Bra fit basics

As girls reach puberty, they closely monitor the amazing and mystifying ways their bodies shift toward adulthood. Of all the changes, though, none is more closely watched and wondered about than breast changes. Girls watch the silhouettes of friends for hints, look to their moms and to movie stars and wonder: What will mine look like? How big will they be? When will I need a bra – and what size will it be?

For some women, their first bra wasn't really for support. Those training bras – simple, bandage-like pieces of fabric with basic clasps and, often, a tiny, delicate bow sewn between the cups – were probably bought to provide coverage during gym class. For others, that first bra was an absolute necessity for support and coverage.

No matter what her size, a woman's breasts need support.
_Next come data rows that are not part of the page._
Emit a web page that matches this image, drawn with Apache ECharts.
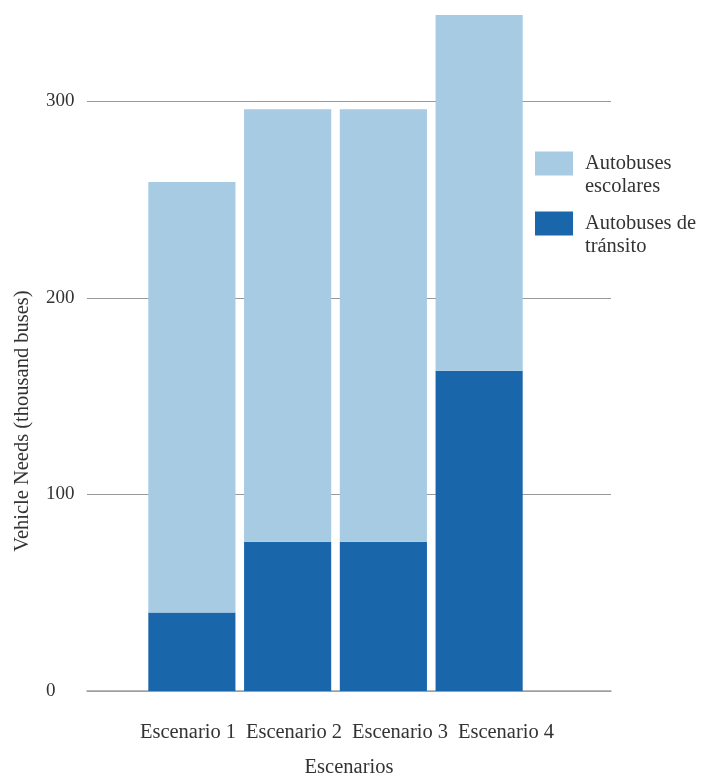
<!DOCTYPE html>
<html>
<head>
<meta charset="utf-8">
<script src="https://cdn.jsdelivr.net/npm/echarts@6/dist/echarts.min.js"></script>
<style>
  html, body { margin: 0; padding: 0; background: #ffffff; }
  #chart { width: 711px; height: 775px; }
</style>
</head>
<body>
<div id="chart"></div>
<script>
// Vehicle needs per scenario (thousand buses)
const categories = ['Escenario 1', 'Escenario 2', 'Escenario 3', 'Escenario 4'];
const transitBuses = [40, 76, 76, 163];
const schoolBuses = [219, 220, 220, 181];
const yTicks = [0, 100, 200, 300];

const seriesNames = ['Autobuses de\ntránsito', 'Autobuses\nescolares'];
const colors = { transit: '#1a66aa', school: '#a6cbe3' };
const FONT = '"Liberation Serif", "DejaVu Serif", serif';
const TEXT = '#333333';
const TXT_SIZE = 20.5;

const yMax = Math.max(...transitBuses.map((v, i) => v + schoolBuses[i]));

const chart = echarts.init(document.getElementById('chart'), null, { renderer: 'canvas' });

const hiddenY = (gridIndex) => ({
  type: 'value', gridIndex, min: 0, max: yMax, interval: 100, show: false
});

chart.setOption({
  animation: false,
  backgroundColor: '#ffffff',
  textStyle: { fontFamily: FONT },
  grid: [
    // frame: gridlines, value labels and titles
    { left: 87, right: 100, top: 15, bottom: 84, outerBoundsMode: 'none', containLabel: false },
    // stacked bars
    { left: 144, right: 184, top: 15, bottom: 84, outerBoundsMode: 'none', containLabel: false },
    // category labels
    { left: 135, right: 152, top: 15, bottom: 84, outerBoundsMode: 'none', containLabel: false }
  ],
  legend: {
    orient: 'vertical',
    left: 535,
    top: 129,
    padding: 0,
    itemWidth: 38,
    itemHeight: 24,
    itemGap: -9,
    icon: 'rect',
    data: [seriesNames[1], seriesNames[0]],
    // leading blank line keeps the swatch level with the first text line
    formatter: (name) => '\n' + name,
    textStyle: {
      fontFamily: FONT,
      fontSize: TXT_SIZE,
      color: TEXT,
      lineHeight: 23,
      padding: [0, 0, 0, 7]
    }
  },
  xAxis: [
    {
      type: 'category', gridIndex: 0, data: categories,
      name: 'Escenarios', nameLocation: 'middle', nameGap: 66,
      nameTextStyle: { fontFamily: FONT, fontSize: TXT_SIZE, color: TEXT },
      axisLine: { show: true, lineStyle: { color: '#a0a0a0', width: 1.5 } },
      axisTick: { show: false },
      axisLabel: { show: false }
    },
    {
      type: 'category', gridIndex: 1, data: categories, show: false
    },
    {
      type: 'category', gridIndex: 2, data: categories,
      axisLine: { show: false },
      axisTick: { show: false },
      axisLabel: { fontFamily: FONT, fontSize: TXT_SIZE, color: TEXT, margin: 31, interval: 0 }
    }
  ],
  yAxis: [
    {
      type: 'value', gridIndex: 0, min: 0, max: yMax, interval: 100,
      name: 'Vehicle Needs (thousand buses)',
      nameLocation: 'middle', nameRotate: 90, nameGap: 54,
      nameTextStyle: { fontFamily: FONT, fontSize: TXT_SIZE, color: TEXT, padding: [0, 136, 0, 0] },
      axisLine: { show: false },
      axisTick: { show: false },
      axisLabel: {
        fontFamily: FONT, fontSize: 19, color: TEXT, align: 'left', margin: 41,
        showMaxLabel: false,
        formatter: (v) => (yTicks.includes(v) ? String(v) : '')
      },
      splitLine: { show: true, showMaxLine: false, lineStyle: { color: '#999999', width: 1.2 } }
    },
    hiddenY(1),
    hiddenY(2)
  ],
  series: [
    {
      name: seriesNames[0], type: 'bar', stack: 'total',
      xAxisIndex: 1, yAxisIndex: 1,
      data: transitBuses, barWidth: '91%',
      itemStyle: { color: colors.transit }
    },
    {
      name: seriesNames[1], type: 'bar', stack: 'total',
      xAxisIndex: 1, yAxisIndex: 1,
      data: schoolBuses, barWidth: '91%',
      itemStyle: { color: colors.school }
    }
  ]
});
</script>
</body>
</html>
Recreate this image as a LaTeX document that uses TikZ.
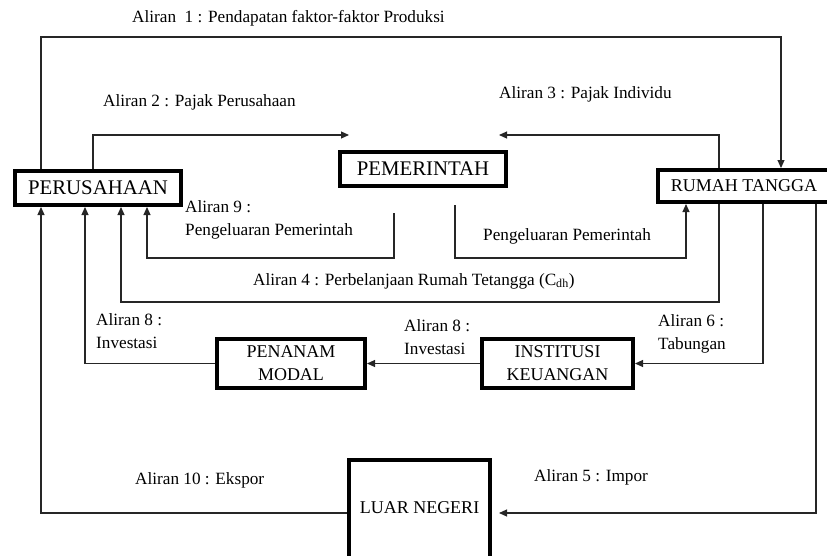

That's because a woman's breasts have no natural support system. The breasts contain no muscles to hold them up, instead relying on the skin and a network of underlying connective tissue called the "Cooper's ligaments" for minimal support.

As a woman moves, so do her breasts – vertically, horizontally, and in an overall figure-8-like motion. If not properly supported, breasts can move too much and cause pain and discomfort – especially during exercise. A bra can reduce excessive motion and prop up the breasts to help slow sagging that comes with age and movement.
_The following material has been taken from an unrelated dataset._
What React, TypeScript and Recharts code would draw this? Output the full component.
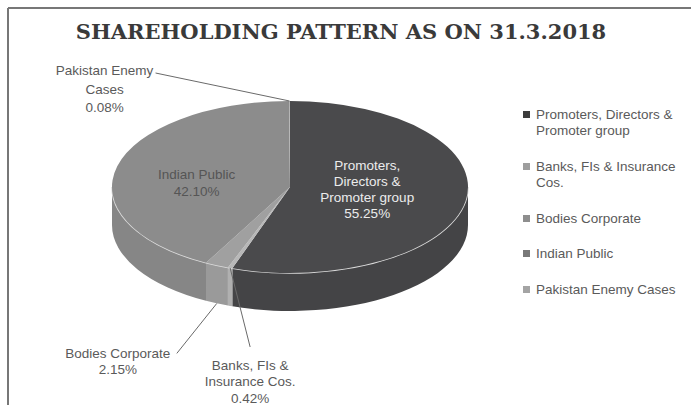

Unfortunately, it's estimated that 8 out of 10 women wear the wrong size bra. A woman chooses a bra size based on two components – the cup size, noted by letters, and the band size, noted in inches. Cup size is measured at the fullest point of the breasts, and the band size is determined by measuring the distance around a woman's back right beneath her breasts.

There are lots of reasons why women calculate this bra equation incorrectly, like not switching sizes when weight fluctuates. In many cases, women pay more attention to cup size than to band size, often choosing a cup size that is too small and a back size that is too large. A lot of cultural emphasis is put on cup size. Stuck in an A-cup, a woman may feel less feminine, while going beyond D cup can seem like crossing into forbidden "fat" territory.
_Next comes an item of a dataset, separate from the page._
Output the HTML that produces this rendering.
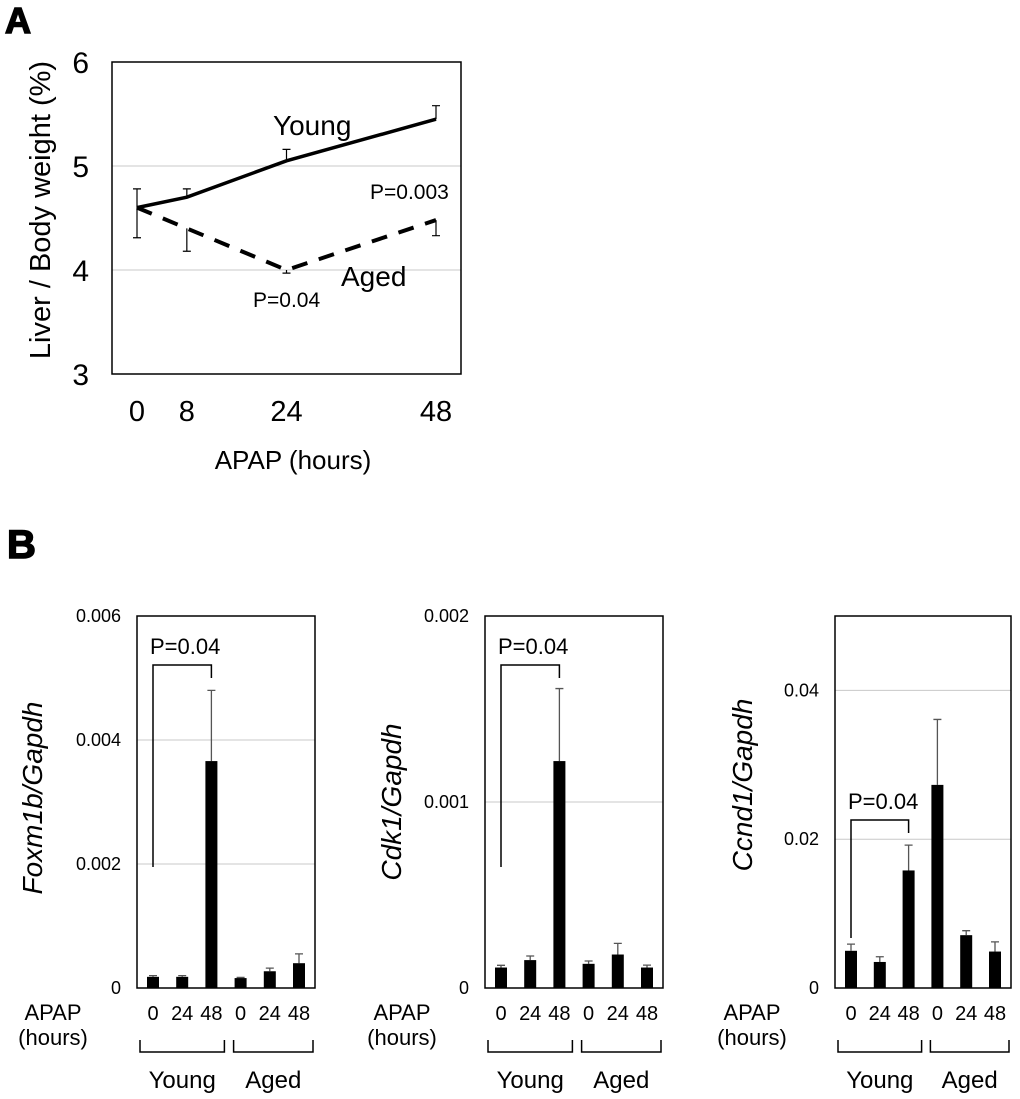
<!DOCTYPE html>
<html><head><meta charset="utf-8">
<style>
html,body{margin:0;padding:0;background:#fff;}
svg{display:block;font-family:"Liberation Sans",Arial,sans-serif;}
</style></head>
<body>
<svg id="fig" width="1020" height="1099" viewBox="0 0 1020 1099" xmlns="http://www.w3.org/2000/svg">
<text x="5" y="33" font-size="36" font-weight="bold" stroke="#000" stroke-width="1.5">A</text>
<text x="7" y="558" font-size="40" font-weight="bold" stroke="#000" stroke-width="1.5">B</text>
<g id="panelA"></g>
<g id="b1"></g>
<g id="b2"></g>
<g id="b3"></g>
</svg>
<script>
// Panel A data
const aHours = [0, 8, 24, 48];
const aYticks = [3, 4, 5, 6];
const youngMean = [4.6, 4.7, 5.05, 5.45];
const youngErr = [0.18, 0.08, 0.11, 0.13];
const agedMean = [4.6, 4.4, 4.0, 4.48];
const agedErr = [0.29, 0.22, 0.03, 0.15];

// Panel B data
const bCats = ['0', '24', '48', '0', '24', '48'];
const foxVals = [0.00018, 0.00018, 0.00366, 0.00016, 0.00027, 0.0004];
const foxErr = [0.00002, 0.00002, 0.00114, 0.00001, 0.00005, 0.00015];
const foxTicks = [0, 0.002, 0.004, 0.006];
const cdkVals = [0.00011, 0.00015, 0.00122, 0.00013, 0.00018, 0.00011];
const cdkErr = [0.000012, 0.000022, 0.00039, 0.000015, 0.00006, 0.000013];
const cdkTicks = [0, 0.001, 0.002];
const ccnVals = [0.005, 0.0035, 0.0158, 0.0273, 0.0071, 0.0049];
const ccnErr = [0.0009, 0.0007, 0.0034, 0.0088, 0.0006, 0.0013];
const ccnTicks = [0, 0.02, 0.04];

const NS = 'http://www.w3.org/2000/svg';
function mk(parent, tag, attrs, text) {
  const e = document.createElementNS(NS, tag);
  for (const k in attrs) e.setAttribute(k, attrs[k]);
  if (text !== undefined) e.textContent = text;
  parent.appendChild(e);
  return e;
}

// ---------- Panel A ----------
(function(){
  const g = document.getElementById('panelA');
  const L=112,R=461,T=62,B=374;
  const x = h => 137 + h*(436-137)/48;
  const y = v => B - (v-3)*(B-T)/3;
  aYticks.forEach(t=>{
    if (t>3 && t<6) {
      const gl = mk(g,'line',{x1:L,x2:R,y1:y(t),y2:y(t),stroke:'#c8c8c8','stroke-width':1});
      
      
    }
    const tl = mk(g,'text',{x:89,y:y(t)+11,'font-size':30,'text-anchor':'end'},String(t));
    
    
  });
  const box = mk(g,'rect',{x:L,y:T,width:R-L,height:B-T,fill:'none',stroke:'#000','stroke-width':1.5});
  
  
  aHours.forEach(h=>{
    const tl = mk(g,'text',{x:x(h),y:421,'font-size':29,'text-anchor':'middle'},String(h));
    
    
  });
  const xt = mk(g,'text',{x:293,y:469,'font-size':26,'text-anchor':'middle'},'APAP (hours)');
  
  
  const yt = mk(g,'text',{x:0,y:0,'font-size':29,'text-anchor':'middle',transform:'translate(50,210) rotate(-90)'},'Liver / Body weight (%)');
  
  
  aHours.forEach((h,i)=>{
    const yu = youngMean[i]+youngErr[i];
    const e1 = mk(g,'path',{d:`M${x(h)} ${y(youngMean[i])}V${y(yu)}M${x(h)-4} ${y(yu)}H${x(h)+4}`,stroke:'#000','stroke-width':1.2,fill:'none'});
    
    
    const yd = agedMean[i]-agedErr[i];
    const e2 = mk(g,'path',{d:`M${x(h)} ${y(agedMean[i])}V${y(yd)}M${x(h)-4} ${y(yd)}H${x(h)+4}`,stroke:'#000','stroke-width':1.2,fill:'none'});
    
    
  });
  const yp = aHours.map((h,i)=>`${x(h)},${y(youngMean[i])}`).join(' ');
  const l1 = mk(g,'polyline',{points:yp,fill:'none',stroke:'#000','stroke-width':3.5});
  
  
  const ap = aHours.map((h,i)=>`${x(h)},${y(agedMean[i])}`).join(' ');
  const l2 = mk(g,'polyline',{points:ap,fill:'none',stroke:'#000','stroke-width':4,'stroke-dasharray':'16,12'});
  
  
  const t1 = mk(g,'text',{x:273,y:135,'font-size':28},'Young');
  
  
  const t2 = mk(g,'text',{x:341,y:286,'font-size':28},'Aged');
  
  
  const p1 = mk(g,'text',{x:370,y:199,'font-size':21},'P=0.003');
  
  
  const p2 = mk(g,'text',{x:253,y:307,'font-size':21},'P=0.04');
  
  
})();

// ---------- Panel B ----------
function barChart(id, vals, errs, ticks, maxV, o) {
  const g = document.getElementById(id);
  const T=616,B=988;
  const y = v => B - v*(B-T)/maxV;
  const x = i => o.L + 16 + i*(o.R-o.L-32)/5;
  ticks.forEach(t=>{
    if (t>0 && t<maxV) {
      const gl = mk(g,'line',{x1:o.L,x2:o.R,y1:y(t),y2:y(t),stroke:'#c8c8c8','stroke-width':1});
      
      
    }
    const tl = mk(g,'text',{x:o.tickX,y:y(t)+6,'font-size':18,'text-anchor':'end'},String(t));
    
    
  });
  const box = mk(g,'rect',{x:o.L,y:T,width:o.R-o.L,height:B-T,fill:'none',stroke:'#000','stroke-width':1.5});
  
  
  vals.forEach((v,i)=>{
    const top = v+errs[i];
    const eb = mk(g,'path',{d:`M${x(i)} ${y(v)}V${y(top)}M${x(i)-4} ${y(top)}H${x(i)+4}`,stroke:'#555','stroke-width':1.3,fill:'none'});
    
    
    const r = mk(g,'rect',{x:x(i)-6,y:y(v),width:12,height:B-y(v),fill:'#000'});
    
    
    const tl = mk(g,'text',{x:x(i),y:1020,'font-size':20,'text-anchor':'middle'},bCats[i]);
    
    
  });
  const yt = mk(g,'text',{x:0,y:0,'font-size':28,'font-style':'italic','text-anchor':'middle',transform:`translate(${o.titleX},${o.titleY}) rotate(-90)`},o.title);
  
  
  const a1 = mk(g,'text',{x:o.apapX,y:1020,'font-size':22,'text-anchor':'middle'},'APAP');
  
  
  const a2 = mk(g,'text',{x:o.apapX,y:1045,'font-size':22,'text-anchor':'middle'},'(hours)');
  
  
  const gx = [[x(0)-13,x(2)+13],[x(3)-7,x(5)+14]];
  ['Young','Aged'].forEach((n,k)=>{
    const br = mk(g,'path',{d:`M${gx[k][0]} 1040V1052H${gx[k][1]}V1040`,stroke:'#000','stroke-width':1.5,fill:'none'});
    
    
    const gl = mk(g,'text',{x:(gx[k][0]+gx[k][1])/2,y:1088,'font-size':24,'text-anchor':'middle'},n);
    
    
  });
  const sig = mk(g,'path',{d:`M${x(0)} ${o.sigBot}V${o.sigTop}H${x(2)}V${o.sigTop+13}`,stroke:'#000','stroke-width':1.5,fill:'none'});
  
  
  const pt = mk(g,'text',{x:x(0)-3,y:o.sigTop-11,'font-size':22},'P=0.04');
  
  
}
barChart('b1', foxVals, foxErr, foxTicks, 0.006, {L:137,R:315,tickX:121,title:'Foxm1b/Gapdh',titleX:42,titleY:798,apapX:53,sigTop:665,sigBot:867});
barChart('b2', cdkVals, cdkErr, cdkTicks, 0.002, {L:485,R:663,tickX:469,title:'Cdk1/Gapdh',titleX:401,titleY:802,apapX:402,sigTop:665,sigBot:867});
barChart('b3', ccnVals, ccnErr, ccnTicks, 0.05, {L:835,R:1011,tickX:819,title:'Ccnd1/Gapdh',titleX:752,titleY:785,apapX:752,sigTop:820,sigBot:938});
</script>
</body></html>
But when a woman wears a bra in which the band size is too large, she depends on tightening the shoulder straps to keep the breasts propped up. Ill-fitted shoulder straps droop or dig into the skin and can cause muscle tightness that may trigger aches and pains. A properly-fitted band fits around the smallest part of a woman's back, midway between shoulders and elbows. At this position, a bra can provide adequate support, lift the breasts, and accentuate a woman's waistline. Consider going up a cup size and down a band inch.

So, forget the stigmas and go for fit. In fact, go for a fitting! A professional bra-fitting can help women find not only the perfect bra size but also the perfect bra type for her figure. A full-cup bra will cover much of the breast, while a balconette (A.K.A. shelf bra, demi-cup, half-cup) is cut horizontally across the breast. A plunge-style bra dips down into the cleavage.

Women should also invest in a well-fitted sports bra. All the up-and-down, side-to-side, and figure-8 movement during exercise can be a real pain, no matter what size of breasts a woman has. Luckily, the sports bra has come a long way since its beginnings as sewn-together jockstraps. Nowadays, a woman can choose the more traditional "compression" sports bra, which flattens the breasts against the chest. Or she can opt for a sports bra with moulded cups to support each breast separately. The compression sports bra is thought to be more effective to reduce movement for smaller breasts, while the moulded cup sports bra is thought to be more effective for larger breasts. However, some research has noted that these double-cupped sports bras more effectively reduce motion for both larger and smaller breasts. Women should try both types to see what is most comfortable for them.